In 1954, when the arrangement was signed, some 400 yeshiva students were granted deferrals.

Now, according to the Tal Commission, that number has reached 30,000. Of these, the report says, some 14,000 are likely never to perform national service.

Moreover — and this is the major cause of the mounting public unrest that indirectly led to the commission’s creation — that figure is “rapidly rising,” according to the report.

After the commission issued its recommendations April 13, criticisms of its report have come from three main quarters:

• Non-Orthodox politicians and commentators, both from the political left and right, who feel the commission failed to redress the fundamental inequity inherent in the yeshiva deferral system;

• The army, which believes the Tal report enshrines the present, inequitable system and that this could erode morale among soldiers; and

• Some sections of the Ashkenazi haredi community, where it is felt that any tampering with the present arrangements could cause wholesale damage to haredi yeshivas.

Army sources, citing the report’s finding that 9.2 percent of this year’s potential inductees deferred their service, predict that the figure will rise to 15 percent within a relatively few years.

These sources, clearly anxious to persuade the government and the Knesset to reject the report’s recommendations, demand that a numerical cap be set on the number of deferments — both on the overall total and on the number granted each year.

The sources also contend that the choice of what form of service the former yeshiva students perform should be in the exclusive domain of the army itself, not in the hands of the individual student after his “test year,” as the Tal Commission appears to recommend.

In the political community, criticism has centered on the commission’s proposal that its recommendations be enshrined in law.

Legislators from many parties say this would make the present situation even worse.

If the deferment system became law, it would take on a new legitimacy that it does not deserve, say the critics, who are likewise unimpressed by the commission’s suggestion that the legislation contain a five-year review clause.

Knesset opponents of the recommendations said this week they are confident they already have some 50 votes opposing such legislation.

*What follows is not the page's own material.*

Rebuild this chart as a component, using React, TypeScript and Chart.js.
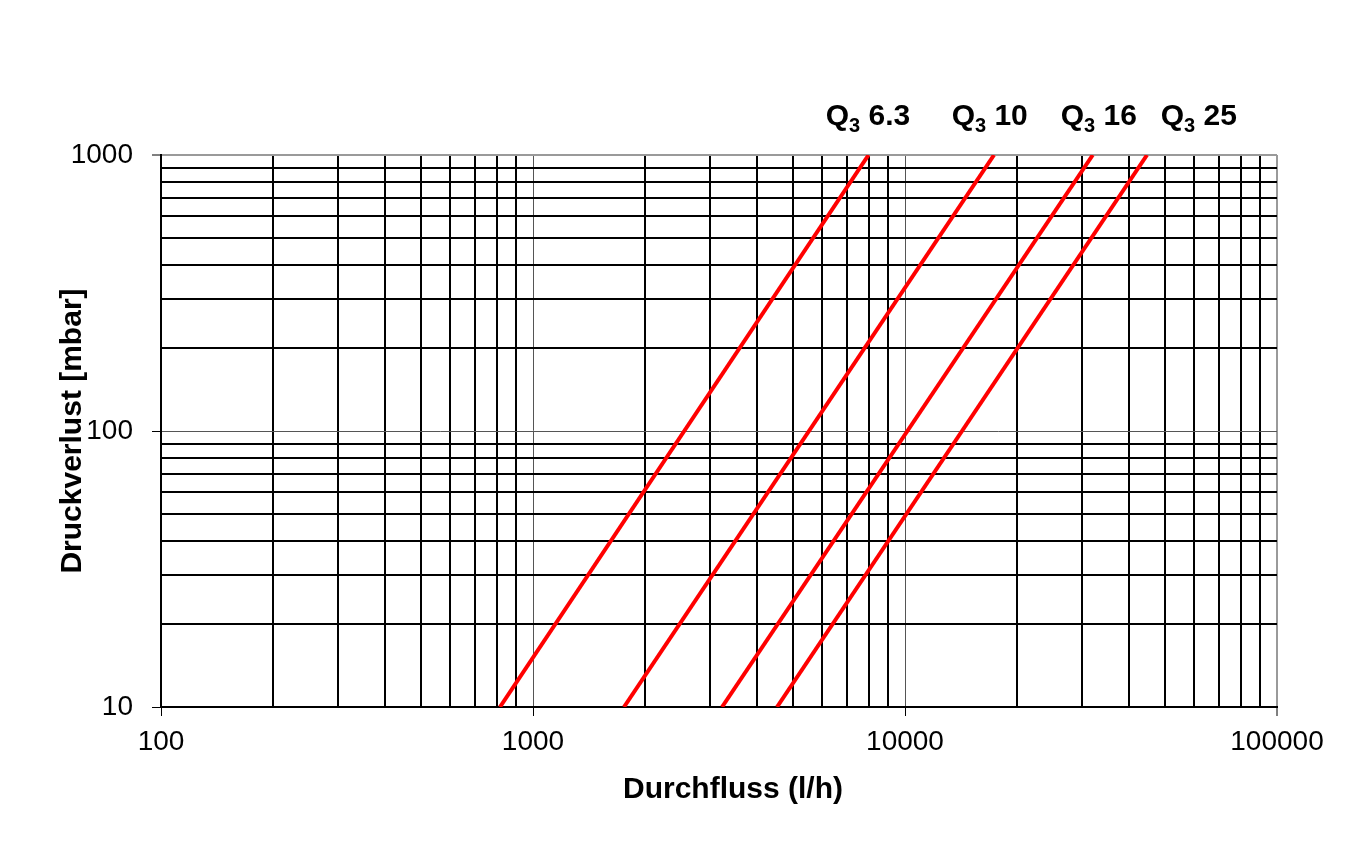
import React, { useEffect, useRef } from "react";
import { Chart, registerables } from "chart.js";

Chart.register(...registerables);

// Axis decades (labelled ticks) and minor multipliers
const xDecades = [100, 1000, 10000, 100000];
const yDecades = [10, 100, 1000];
const minorSteps = [1, 2, 3, 4, 5, 6, 7, 8, 9];

// Series: flow (l/h) at pressure loss 10 and 1000 mbar
const pressure = [10, 1000];
const flowQ63 = [815, 7980];
const flowQ10 = [1756, 17350];
const flowQ16 = [3222, 31970];
const flowQ25 = [4528, 44730];

// Top labels
const labelNumbers = ["6.3", "10", "16", "25"];
const labelFlowPos = [6160, 13430, 26390, 48980];

const xTitle = "Durchfluss (l/h)";
const yTitle = "Druckverlust [mbar]";

const FONT = "'Liberation Sans', Arial, Helvetica, sans-serif";

function buildTicks(decades: number[]): number[] {
  const out: number[] = [];
  for (let i = 0; i < decades.length - 1; i++) {
    for (const m of minorSteps) out.push(decades[i] * m);
  }
  out.push(decades[decades.length - 1]);
  return out;
}
const xTicks = buildTicks(xDecades);
const yTicks = buildTicks(yDecades);

const isMajor = (v: number, decades: number[]) => decades.includes(v);

function gridOpts(decades: number[], maxVal: number) {
  return {
    display: true,
    drawOnChartArea: true,
    drawTicks: true,
    tickLength: 9,
    color: (ctx: any) => {
      const v = ctx.tick ? ctx.tick.value : 0;
      if (v === maxVal) return "#9a9a9a";
      return isMajor(v, decades) ? "#555555" : "#000000";
    },
    lineWidth: (ctx: any) => {
      const v = ctx.tick ? ctx.tick.value : 0;
      if (v === maxVal) return 2;
      return isMajor(v, decades) ? 1 : 2;
    },
    tickColor: (ctx: any) => {
      const v = ctx.tick ? ctx.tick.value : 0;
      return isMajor(v, decades) ? "#000000" : "rgba(0,0,0,0)";
    },
    tickWidth: 1,
  };
}

const mkSeries = (flows: number[]) =>
  flows.map((f, i) => ({ x: f, y: pressure[i] }));

const labelPlugin = {
  id: "customText",
  afterDraw(chart: any) {
    const { ctx, chartArea, scales } = chart;
    ctx.save();
    ctx.fillStyle = "#000";
    // X title
    ctx.font = `bold 30px ${FONT}`;
    ctx.textAlign = "center";
    ctx.textBaseline = "alphabetic";
    ctx.fillText(xTitle, 733, 798);
    // Y title
    ctx.save();
    ctx.translate(81, 431);
    ctx.rotate(-Math.PI / 2);
    ctx.fillText(yTitle, 0, 0);
    ctx.restore();
    // Q labels
    ctx.textAlign = "left";
    const baseY = chartArea.top - 30;
    labelNumbers.forEach((num, i) => {
      let x = scales.x.getPixelForValue(labelFlowPos[i]) - 1;
      ctx.font = `bold 30px ${FONT}`;
      ctx.fillText("Q", x, baseY);
      x += ctx.measureText("Q").width;
      ctx.font = `bold 20px ${FONT}`;
      ctx.fillText("3", x, baseY + 6.5);
      x += ctx.measureText("3").width;
      ctx.font = `bold 30px ${FONT}`;
      ctx.fillText(" " + num, x, baseY);
    });
    ctx.restore();
  },
};

export default function App() {
  const canvasRef = useRef<HTMLCanvasElement | null>(null);

  useEffect(() => {
    if (!canvasRef.current) return;
    const red = "#ff0000";
    const ds = (label: string, flows: number[]) => ({
      label,
      data: mkSeries(flows),
      borderColor: red,
      backgroundColor: red,
      borderWidth: 4,
      pointRadius: 0,
      tension: 0,
      fill: false,
    });
    const chart = new Chart(canvasRef.current, {
      type: "line",
      data: {
        datasets: [
          ds("Q3 6.3", flowQ63),
          ds("Q3 10", flowQ10),
          ds("Q3 16", flowQ16),
          ds("Q3 25", flowQ25),
        ],
      },
      options: {
        animation: false,
        responsive: true,
        maintainAspectRatio: false,
        layout: { padding: { top: 155, right: 83, bottom: 0, left: 0 } },
        plugins: {
          legend: { display: false },
          tooltip: { enabled: false },
        },
        scales: {
          x: {
            type: "logarithmic",
            position: "bottom",
            min: 100,
            max: 100000,
            afterBuildTicks: (scale: any) => {
              scale.ticks = xTicks.map((v) => ({ value: v, major: isMajor(v, xDecades) }));
            },
            afterFit: (scale: any) => {
              scale.height = 140;
            },
            ticks: {
              autoSkip: false,
              maxRotation: 0,
              minRotation: 0,
              padding: 9,
              color: "#000",
              font: { family: FONT, size: 28 },
              callback: (v: any) => (isMajor(Number(v), xDecades) ? String(v) : ""),
            },
            grid: gridOpts(xDecades, 100000) as any,
            border: { display: true, color: "#000", width: 2 },
          },
          y: {
            type: "logarithmic",
            position: "left",
            min: 10,
            max: 1000,
            afterBuildTicks: (scale: any) => {
              scale.ticks = yTicks.map((v) => ({ value: v, major: isMajor(v, yDecades) }));
            },
            afterFit: (scale: any) => {
              scale.width = 161;
            },
            ticks: {
              autoSkip: false,
              padding: 19,
              color: "#000",
              font: { family: FONT, size: 28 },
              callback: (v: any) => (isMajor(Number(v), yDecades) ? String(v) : ""),
            },
            grid: gridOpts(yDecades, 1000) as any,
            border: { display: true, color: "#000", width: 2 },
          },
        },
      } as any,
      plugins: [labelPlugin],
    });
    return () => chart.destroy();
  }, []);

  return (
    <div
      style={{
        position: "absolute",
        left: 0,
        top: 0,
        width: 1360,
        height: 847,
        background: "#fff",
      }}
    >
      <canvas ref={canvasRef} />
    </div>
  );
}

They believe that with a vocal public campaign they could cobble together a majority of the Knesset’s 120 members.

Barak has so far refrained from taking sides in the debate surrounding the commission’s recommendations.

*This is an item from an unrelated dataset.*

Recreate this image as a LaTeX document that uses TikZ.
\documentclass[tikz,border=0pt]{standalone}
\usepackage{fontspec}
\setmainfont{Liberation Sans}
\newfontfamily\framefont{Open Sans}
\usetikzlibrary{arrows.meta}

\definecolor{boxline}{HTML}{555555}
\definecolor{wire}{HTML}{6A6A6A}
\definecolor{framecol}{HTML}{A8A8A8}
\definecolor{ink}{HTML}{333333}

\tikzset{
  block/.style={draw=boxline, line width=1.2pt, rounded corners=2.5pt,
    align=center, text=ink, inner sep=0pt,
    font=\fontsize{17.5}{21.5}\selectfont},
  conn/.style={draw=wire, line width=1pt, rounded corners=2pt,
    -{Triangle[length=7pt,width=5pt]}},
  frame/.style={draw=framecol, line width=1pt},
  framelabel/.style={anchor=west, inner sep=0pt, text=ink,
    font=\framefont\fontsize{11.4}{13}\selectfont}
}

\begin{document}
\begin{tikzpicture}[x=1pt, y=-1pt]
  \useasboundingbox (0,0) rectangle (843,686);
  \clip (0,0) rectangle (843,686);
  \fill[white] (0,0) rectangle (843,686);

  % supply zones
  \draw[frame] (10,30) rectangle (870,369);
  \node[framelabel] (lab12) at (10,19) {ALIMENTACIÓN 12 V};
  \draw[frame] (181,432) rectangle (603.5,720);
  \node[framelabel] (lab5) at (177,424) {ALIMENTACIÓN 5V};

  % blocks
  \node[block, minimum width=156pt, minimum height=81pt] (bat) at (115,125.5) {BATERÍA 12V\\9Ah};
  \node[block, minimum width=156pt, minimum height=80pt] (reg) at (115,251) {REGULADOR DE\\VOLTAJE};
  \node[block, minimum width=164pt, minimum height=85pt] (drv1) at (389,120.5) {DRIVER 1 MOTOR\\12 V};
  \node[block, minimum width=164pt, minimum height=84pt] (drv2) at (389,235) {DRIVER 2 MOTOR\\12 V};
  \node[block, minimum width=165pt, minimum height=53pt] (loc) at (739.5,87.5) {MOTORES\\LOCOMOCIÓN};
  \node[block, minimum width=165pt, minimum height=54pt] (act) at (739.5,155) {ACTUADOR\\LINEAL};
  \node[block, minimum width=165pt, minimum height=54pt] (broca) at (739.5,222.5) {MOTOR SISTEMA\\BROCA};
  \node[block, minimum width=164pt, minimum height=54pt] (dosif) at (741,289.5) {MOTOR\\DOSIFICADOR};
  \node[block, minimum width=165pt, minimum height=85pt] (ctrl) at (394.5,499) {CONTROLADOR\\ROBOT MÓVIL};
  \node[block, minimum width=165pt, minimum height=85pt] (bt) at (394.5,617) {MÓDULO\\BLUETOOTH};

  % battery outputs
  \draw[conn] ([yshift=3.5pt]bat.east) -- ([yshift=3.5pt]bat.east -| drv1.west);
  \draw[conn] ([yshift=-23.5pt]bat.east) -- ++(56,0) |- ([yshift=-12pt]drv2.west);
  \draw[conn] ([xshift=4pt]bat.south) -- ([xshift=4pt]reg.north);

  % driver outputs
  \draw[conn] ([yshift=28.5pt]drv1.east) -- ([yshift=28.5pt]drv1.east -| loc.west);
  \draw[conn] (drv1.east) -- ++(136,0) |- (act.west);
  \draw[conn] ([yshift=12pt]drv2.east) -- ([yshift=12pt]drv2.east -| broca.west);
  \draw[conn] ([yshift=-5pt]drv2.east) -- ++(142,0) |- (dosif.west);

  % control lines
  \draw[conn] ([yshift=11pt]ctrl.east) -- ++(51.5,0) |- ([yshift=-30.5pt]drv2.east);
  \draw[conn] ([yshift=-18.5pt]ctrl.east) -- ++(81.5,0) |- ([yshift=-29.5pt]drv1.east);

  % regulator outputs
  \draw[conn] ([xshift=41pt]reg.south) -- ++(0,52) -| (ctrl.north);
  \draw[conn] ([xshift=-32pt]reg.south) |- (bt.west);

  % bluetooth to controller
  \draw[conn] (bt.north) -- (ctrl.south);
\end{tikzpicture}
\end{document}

Tal wrote in his introduction that several members of the commission were uncomfortable with the fact that the recommendations in effect perpetuate the present system.

“But even those members who oppose the deferral in principle believe that the change they want to see will come about only by means of gradual and moderate steps” that will “facilitate the haredi community’s partial and gradual involvement in the economy and in national service.”

The commission added, significantly, that their long discussions with expert witnesses and among themselves had convinced them that “the problem is not one of security,” but rather “one of society.”

Given the criticism the report has triggered, the question would seem to be whether Israeli society is ripe for a “partial and gradual” attempt to heal a long-standing rift.